I will go straight up.
I hope to have your excellent "The Women's Journal" anyhow. To know American life it is necessary to read American periodicals. My heart with our American friends. [page 6]
I find myself sometimes so lonesome on the boat, that reading in seclusion about what is going on in the world I drop my paper and write to you or am make notices in my pocket-book.
Excuse my lead-pencil writing. My hope to get in America a fountain pen is lost forever. In Siberia the lead-pencil is a luxury. All my treasury (of European cloths) I had to leave to the Bolsheviks. I wear a soldier's "Siberian" uniform. And I am sorry. You have lost the chance to see me in a very particular form.

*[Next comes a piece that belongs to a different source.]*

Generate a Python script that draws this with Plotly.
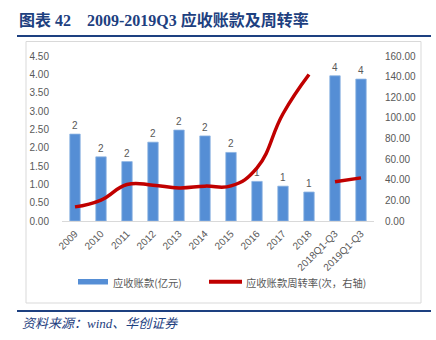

Bless you and your friends the forces of Heaven and Earth.
Yours ever truly,
Midnight, July 28, 1919. Wednesday
Tomorrow the last day on the "Susquehanna". Nice boat, taken from Germany, but made in England.
P.S. 29, VII -- 19.
We are going slow with all precautions against the mines. I see in the monthly "McClure's" for June an article "Raymond Robins Sensational Story of Bolshevist Russia begins in the Metropolitan". This story of Bolshevist Russia, as told to William Hard, begins in the June Metropolitan and will run for six issues. For anyway it is necessary to have these issues.
I know nothing about Westover School, Miss Helen, Mr. I. Herreshoff. How are they getting along? Your letter I got in Washington. I do not know where is Babushka. I did not see June! ... I believe he is now a student of the University? I shake his hand. The letter I sent you c/o Mrs. Meredith was destined to Mrs. Mabel, but I hope you got it. My heart for all.